Strengths and weaknesses
ERPNext strengths
- Clearer fit for organizations seeking a focused ERP core
- Often simpler cost structure
- Strong alignment for inventory, purchasing, and accounting modernization
- Flexible deployment and customization control
- Can support process standardization effectively
ERPNext limitations
- Smaller ecosystem compared with Odoo
- May require more validation for specialized distribution extensions
- Less naturally positioned for broad front-office platform consolidation
- Partner availability may vary by region and industry depth
Odoo strengths
- Broad modular platform across ERP and adjacent business functions
- Larger ecosystem and connector landscape
- Strong fit for organizations combining ERP with CRM, commerce, and service
- Flexible expansion path as business needs evolve
- Useful for multi-application consolidation strategies
Odoo limitations
- Scope can expand quickly without strong governance
- Total cost may rise as modules and services increase
- Architecture decisions are more important because of platform breadth
- Customization and app interactions can increase upgrade testing effort
Executive decision guidance
Executives evaluating ERPNext versus Odoo for a distribution upgrade should frame the decision around operating model intent. If the primary objective is to replace fragmented systems with a disciplined ERP backbone for inventory, purchasing, sales orders, and finance, ERPNext often deserves serious consideration. If the objective is to build a broader business platform that unifies ERP with CRM, eCommerce, service, and customer-facing workflows, Odoo may offer a better strategic fit.

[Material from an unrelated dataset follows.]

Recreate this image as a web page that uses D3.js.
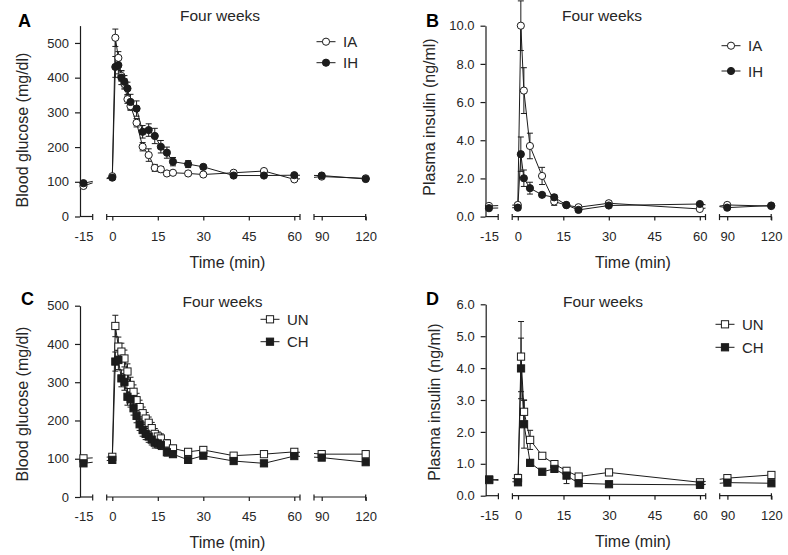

The best decision usually comes from a structured evaluation process rather than feature scoring alone. Run scripted demos using real distribution scenarios. Require implementation partners to explain data migration assumptions, integration methods, customization boundaries, and post-go-live support. Compare 3-year total cost, not just year-one subscription. Most importantly, assess internal readiness for process change. A well-governed implementation on the less fashionable platform will usually outperform a poorly scoped project on the more flexible one.
- Select ERPNext if you want a focused ERP modernization with tighter cost control and simpler platform governance.
- Select Odoo if you want ERP to anchor a broader application landscape across commercial and operational functions.
- Do not finalize selection until migration scope, data cleanup effort, and integration inventory are documented.
- Use partner capability, industry process understanding, and implementation governance as major decision criteria.
Final assessment
ERPNext and Odoo are both viable options for distribution companies upgrading ERP, but they solve slightly different strategic problems. ERPNext is often the stronger choice when the business wants a practical, coherent ERP core and is prepared to standardize operations. Odoo is often the stronger choice when the business wants a broader digital platform and has the governance maturity to manage modular complexity. For most distributors, the deciding factors will be migration discipline, integration requirements, partner quality, and how much operational change the organization is ready to absorb.